Only a year after Mao’s success during The Long March, in 1936, the Xi’an incident took place. Since 1931, Japanese forces intensified their aggression towards China. Japan had quickly invaded northeastern China, and after the Long March, by 1936, The Communists declared they were sending troops to fight the Japanese invaders in Rehe and Hubei. However, nationalist leader Yan Xishan stopped them by force, and although successfully stopped, the patriotic attempt inspired 8,000 recruits from the Shanxi peasantry. Nationalist leaders were impressed, and a covert truce was brokered between Mao and Zhang Xueliang. KMT leader Chiang refused to accept such a truce, and Zhang quickly plotted a coup. Chiang was detained by December 1936, and a new era in Chinese internal relations dawned. The CCP and the KMT halted hostilities and created a new united Chinese front, adopting an anti-Japanese policy. In 1937, Japan launched a full-scale invasion of China.
The Second United Front
Despite the new agreement, the KMT and CCP remained unalike. The KMT engaged in traditional warfare, while the CCP retained its guerilla tactics. The extent of genuine cooperation was minimal, despite their common enemy. During this Second United Front, the CCP and KMT couldn’t resist clashing over territorial claims in the Chinese lands not held by Imperial Japan. After the provocation of KMT forces by the CCP’s New Fourth Army in December 1940, Chiang demanded the CCP force evacuate Jiangsu and Anhui provinces. After a lot of pressure, the CCP complied, but they were ambushed the following year by the KMT during their evacuation, and thousands of lives were lost. This event drew an end to the relatively short-lived Second United Front.
International concern about a further civil war between the CCP and the KMT led Franklin D. Roosevelt to send a special envoy to Chiang and the Soviet Union to send a telegram to Mao. Both parties considered any further hostilities between the two to be a victory for Japan, their common enemy. Although explicit hostilities would halt until the Japanese surrender in 1945, both Mao and Chiang continued to produce venomous propaganda insulting each other’s regimes.
The Second Sino-Japanese War proved massive to the advantage of the CCP. The KMT was recognized as the legal and preeminent government in China, and therefore Japan conducted the brunt of its military operations with this in mind. Japan launched a major final offensive against Chiang in 1944, resulting in huge losses to KMT forces, a factor that would prove vital in post-war internal clashes for Mao’s CCP. As well as this, the CCP’s reliance on guerilla warfare was proving popular; they suffered far fewer losses, and the Red Army had grown to over 1.3 million strong by the end of the war.
Minor hostilities resumed even as the CCP and KMT attended peace conferences; however, large-scale battles were temporarily avoided during this period.
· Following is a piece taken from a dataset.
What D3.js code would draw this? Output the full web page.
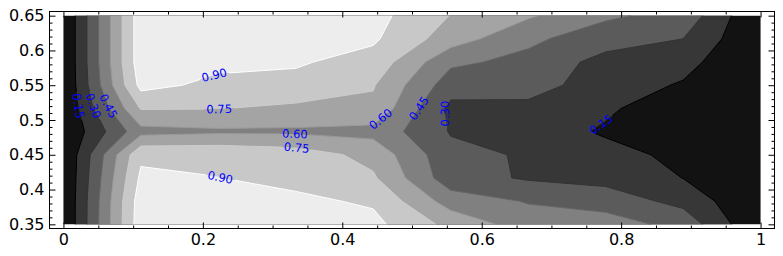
<!DOCTYPE html>
<html>
<head>
<meta charset="utf-8">
<script src="https://cdn.jsdelivr.net/npm/d3@7"></script>
<style>
body { margin: 0; background: #fff; }
svg { display: block; }
</style>
</head>
<body>
<svg width="783" height="256"></svg>
<script>
// grid the contours were computed on (10 x 10)
const xs = [0, 0.1111, 0.2222, 0.3333, 0.4444, 0.5556, 0.6667, 0.7778, 0.8889, 1];
const ys = [0.35, 0.3833, 0.4167, 0.45, 0.4833, 0.5167, 0.55, 0.5833, 0.6167, 0.65];

// z values, one array per row, bottom row (y = 0.35) first
const row0 = [0, 0.99, 0.97, 0.95, 0.94, 0.705, 0.524, 0.52, 0.40, 0];
const row1 = [0, 0.98, 0.95, 0.929, 0.88, 0.53, 0.44, 0.385, 0.254, 0];
const row2 = [0, 0.929, 0.902, 0.86, 0.77, 0.36, 0.284, 0.25, 0.148, 0];
const row3 = [0, 0.87, 0.87, 0.83, 0.70, 0.34, 0.285, 0.22, 0.10, 0];
const row4 = [0, 0.55, 0.575, 0.575, 0.552, 0.29, 0.25, 0.125, 0.05, 0];
const row5 = [0, 0.76, 0.755, 0.718, 0.72, 0.26, 0.26, 0.18, 0.03, 0];
const row6 = [0, 0.946, 0.86, 0.857, 0.76, 0.37, 0.365, 0.22, 0.136, 0];
const row7 = [0, 0.99, 0.94, 0.916, 0.845, 0.479, 0.41, 0.246, 0.20, 0];
const row8 = [0, 0.99, 0.97, 0.96, 0.922, 0.673, 0.48, 0.37, 0.30, 0];
const row9 = [0, 0.99, 0.97, 0.96, 0.95, 0.745, 0.618, 0.474, 0.40, 0];

const levels = [0, 0.15, 0.30, 0.45, 0.60, 0.75, 0.90, 1.05];
const lineLevels = [0.15, 0.30, 0.45, 0.60, 0.75, 0.90];

// inline contour labels: level and rough position
const labelLevels = [0.90, 0.75, 0.60, 0.75, 0.90, 0.15, 0.30, 0.45, 0.60, 0.45, 0.30, 0.15];
const labelX = [0.214, 0.223, 0.332, 0.334, 0.222, 0.0196, 0.041, 0.064, 0.452, 0.508, 0.552, 0.772];
const labelY = [0.572, 0.524, 0.480, 0.457, 0.410, 0.520, 0.520, 0.520, 0.505, 0.518, 0.510, 0.492];

const xMajor = [0, 0.2, 0.4, 0.6, 0.8, 1];
const xTickLabels = ['0', '0.2', '0.4', '0.6', '0.8', '1'];
const yMajor = [0.35, 0.4, 0.45, 0.5, 0.55, 0.6, 0.65];
const yTickLabels = ['0.35', '0.4', '0.45', '0.5', '0.55', '0.6', '0.65'];

const plotLeft = 49.5, plotRight = 774.5, plotTop = 11.5, plotBottom = 228.5;
const font = '"DejaVu Sans", sans-serif';

const svg = d3.select('svg');
svg.append('rect').attr('width', 783).attr('height', 256).attr('fill', '#fff');

const x = d3.scaleLinear().domain([-0.02, 1.02]).range([plotLeft, plotRight]);
const y = d3.scaleLinear().domain([0.344, 0.656]).range([plotBottom, plotTop]);

const nx = xs.length;
const ny = ys.length;
const values = [].concat(row0, row1, row2, row3, row4, row5, row6, row7, row8, row9);

// d3.contours grid coords -> fractional index (values sit at k + 0.5)
const toIdx = (c, n) => Math.max(0, Math.min(n - 1, c - 0.5));
const idxToVal = (arr, t) => {
    const i = Math.min(Math.floor(t), arr.length - 2);
    return arr[i] + (t - i) * (arr[i + 1] - arr[i]);
};
const px = ix => x(idxToVal(xs, ix));
const py = iy => y(idxToVal(ys, iy));

const projection = d3.geoTransform({
    point: function(cx, cy) {
        this.stream.point(px(toIdx(cx, nx)), py(toIdx(cy, ny)));
    }
});
const path = d3.geoPath(projection);

// gray colormap, normalised on the filled levels
const bandColor = d3.scaleLinear().domain([0, 1.05]).range(['#000', '#fff']);
const lineColor = d3.scaleLinear().domain([0.15, 0.90]).range(['#000', '#fff']);

const bands = d3.contours().size([nx, ny]).thresholds(levels)(values);

svg.append('g')
    .selectAll('path')
    .data(bands)
    .join('path')
    .attr('d', path)
    .attr('fill', d => bandColor(d.value + 0.075))
    .attr('stroke', 'none');

// contour lines = polygon rings without the pieces on the grid border
const isolines = contour => {
    const runs = [];
    const onBorder = (a, b) =>
        (a[0] === 0 && b[0] === 0) || (a[0] === nx - 1 && b[0] === nx - 1) ||
        (a[1] === 0 && b[1] === 0) || (a[1] === ny - 1 && b[1] === ny - 1);
    contour.coordinates.forEach(poly => poly.forEach(ring => {
        const pts = ring.map(([cx, cy]) => [toIdx(cx, nx), toIdx(cy, ny)]);
        let segs = [];
        for (let k = 0; k < pts.length - 1; k++) {
            segs.push([pts[k], pts[k + 1], onBorder(pts[k], pts[k + 1])]);
        }
        const first = segs.findIndex(s => s[2]);
        if (first === -1) {
            runs.push(pts);
            return;
        }
        segs = segs.slice(first).concat(segs.slice(0, first));
        let cur = null;
        segs.forEach(s => {
            if (s[2]) {
                if (cur) runs.push(cur);
                cur = null;
            } else {
                if (!cur) cur = [s[0]];
                cur.push(s[1]);
            }
        });
        if (cur) runs.push(cur);
    }));
    return runs.map(run => run.map(([ix, iy]) => [px(ix), py(iy)]));
};

const lineSets = d3.contours().size([nx, ny]).thresholds(lineLevels)(values)
    .map(c => ({ value: c.value, lines: isolines(c) }));

// point at arc length s along a polyline
const pointAt = (line, cum, s) => {
    s = Math.max(0, Math.min(cum[cum.length - 1], s));
    let k = 0;
    while (k < cum.length - 2 && cum[k + 1] < s) k++;
    const seg = cum[k + 1] - cum[k];
    const t = seg > 0 ? (s - cum[k]) / seg : 0;
    return [line[k][0] + t * (line[k + 1][0] - line[k][0]), line[k][1] + t * (line[k + 1][1] - line[k][1])];
};

const defs = svg.append('defs');
const mask = defs.append('mask')
    .attr('id', 'label-gaps')
    .attr('maskUnits', 'userSpaceOnUse')
    .attr('x', 0).attr('y', 0).attr('width', 783).attr('height', 256);
mask.append('rect').attr('width', 783).attr('height', 256).attr('fill', '#fff');

const lineG = svg.append('g').attr('mask', 'url(#label-gaps)');
lineSets.forEach(s => {
    lineG.append('g')
        .selectAll('path')
        .data(s.lines)
        .join('path')
        .attr('d', d3.line())
        .attr('fill', 'none')
        .attr('stroke', lineColor(s.value))
        .attr('stroke-width', 1);
});

// labels: snap onto the contour, rotate along it over part of the label's length
const labelG = svg.append('g');
labelLevels.forEach((lev, i) => {
    const t = labelG.append('text')
        .attr('text-anchor', 'middle')
        .attr('dy', '0.36em')
        .attr('fill', '#0000ff')
        .style('font-family', font)
        .style('font-size', '11.5px')
        .text(lev.toFixed(2));
    const w = t.node().getComputedTextLength();
    const half = w * 0.35;

    const set = lineSets.find(s => Math.abs(s.value - lev) < 1e-9);
    const tx = x(labelX[i]), ty = y(labelY[i]);
    let best = { d: Infinity, x: tx, y: ty, angle: 0 };
    set.lines.forEach(line => {
        const cum = [0];
        for (let k = 1; k < line.length; k++) {
            cum.push(cum[k - 1] + Math.hypot(line[k][0] - line[k - 1][0], line[k][1] - line[k - 1][1]));
        }
        for (let k = 0; k < line.length - 1; k++) {
            const [ax, ay] = line[k], [bx, by] = line[k + 1];
            const dx = bx - ax, dy = by - ay;
            const len2 = dx * dx + dy * dy;
            if (len2 === 0) continue;
            const u = Math.max(0, Math.min(1, ((tx - ax) * dx + (ty - ay) * dy) / len2));
            const qx = ax + u * dx, qy = ay + u * dy;
            const d = Math.hypot(tx - qx, ty - qy);
            if (d < best.d) {
                const s0 = cum[k] + u * Math.sqrt(len2);
                const p0 = pointAt(line, cum, s0 - half);
                const p1 = pointAt(line, cum, s0 + half);
                best = { d, x: qx, y: qy, angle: Math.atan2(p1[1] - p0[1], p1[0] - p0[0]) * 180 / Math.PI };
            }
        }
    });
    let a = best.angle;
    if (a > 90) a -= 180;
    if (a <= -90) a += 180;
    const tf = `translate(${best.x},${best.y}) rotate(${a})`;
    t.attr('transform', tf);
    mask.append('rect')
        .attr('x', -w / 2 - 2).attr('y', -5)
        .attr('width', w + 4).attr('height', 10)
        .attr('transform', tf)
        .attr('fill', '#000');
});

// axes: inward ticks on all four sides, minor ticks
const xMinor = x.ticks(20).filter(v => !xMajor.some(m => Math.abs(m - v) < 1e-9));
const yMinor = y.ticks(30).filter(v => !yMajor.some(m => Math.abs(m - v) < 1e-9));

const styleAxis = g => {
    g.select('.domain').remove();
    g.selectAll('line').attr('stroke', '#000');
    g.selectAll('text').style('font-family', font).style('font-size', '16px').attr('fill', '#000');
};

svg.append('g').attr('transform', `translate(0,${plotBottom})`)
    .call(d3.axisBottom(x).tickValues(xMajor).tickFormat((d, i) => xTickLabels[i]).tickSize(-6).tickPadding(5))
    .call(styleAxis);
svg.append('g').attr('transform', `translate(0,${plotBottom})`)
    .call(d3.axisBottom(x).tickValues(xMinor).tickFormat('').tickSize(-3))
    .call(styleAxis);
svg.append('g').attr('transform', `translate(0,${plotTop})`)
    .call(d3.axisTop(x).tickValues(xMajor).tickFormat('').tickSize(-6))
    .call(styleAxis);
svg.append('g').attr('transform', `translate(0,${plotTop})`)
    .call(d3.axisTop(x).tickValues(xMinor).tickFormat('').tickSize(-3))
    .call(styleAxis);

svg.append('g').attr('transform', `translate(${plotLeft},0)`)
    .call(d3.axisLeft(y).tickValues(yMajor).tickFormat((d, i) => yTickLabels[i]).tickSize(-6).tickPadding(5))
    .call(styleAxis);
svg.append('g').attr('transform', `translate(${plotLeft},0)`)
    .call(d3.axisLeft(y).tickValues(yMinor).tickFormat('').tickSize(-3))
    .call(styleAxis);
svg.append('g').attr('transform', `translate(${plotRight},0)`)
    .call(d3.axisRight(y).tickValues(yMajor).tickFormat('').tickSize(-6))
    .call(styleAxis);
svg.append('g').attr('transform', `translate(${plotRight},0)`)
    .call(d3.axisRight(y).tickValues(yMinor).tickFormat('').tickSize(-3))
    .call(styleAxis);

svg.append('rect')
    .attr('x', plotLeft).attr('y', plotTop)
    .attr('width', plotRight - plotLeft).attr('height', plotBottom - plotTop)
    .attr('fill', 'none')
    .attr('stroke', '#000')
    .attr('stroke-width', 1);
</script>
</body>
</html>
An important element of Japan’s surrender was the power vacuum created when 700,000 troops surrendered in formerly Japanese-held Manchuria. During the last month of World War II, Soviet forces launched a huge offensive along the Chinese-Mongolian border and therefore had some priority in influencing this power vacuum. They quickly dismantled the Manchurian industrial areas to send back to their war-ravaged country. Joseph Stalin ordered that Mao Zedong’s CCP be awarded most of the Imperial armaments captured during the surrender. In late 1945, a Communist offensive in Shandong meant that, besides areas held by the US, most of this territory fell under the influence of the CCP. The following June, a full-scale civil war broke out again in China, another tumultuous period lasting over three years.
The Chinese Civil War Resumes
Despite the KMT losing far more men to Japan’s offensives and Stalin’s support of the CCP, Mao was still aware of the disadvantages in manpower and equipment compared to Chiang’s KMT. In response, the Communists adopted a “passive defense” early in this newly renewed conflict. Like Mao’s early cautious military tactics, the army would avoid the stronger points of the KMT army and tactically abandon territories if it was to their advantage. The tactic was effective, and after one year, the balance of power was more favorable; the KMT lost 1.12 million troops, and the CCP’s army had grown to around 2 million strong.
By 1948, the CCP had captured Shenyang and Changchun. A decisive victory was marked during the siege of Changchun when the KMT’s strongest force, The New 1st Army, was forced to surrender. This led to the capture of tanks, heavy artillery, and other equipment that would prove vital to the operations to push the KMT south. Mao ruthlessly pushed his advantage, despite Stalin’s advice not to cross the Yangtze. In various campaigns, the CCP inflicted the loss of around 1.5 million KMT veterans.
On October 1st, 1949, Mao proclaimed the founding of the People’s Republic of China in Beijing. At this point, the KMT had been pushed as far south as Guangzhou, and after Mao’s proclamation, Chiang Kai-Shek and approximately 2 million soldiers retreated to the island of Taiwan. Although later skirmishes occurred and tensions remain to this day, this marks the end of one of the most tumultuous periods in China.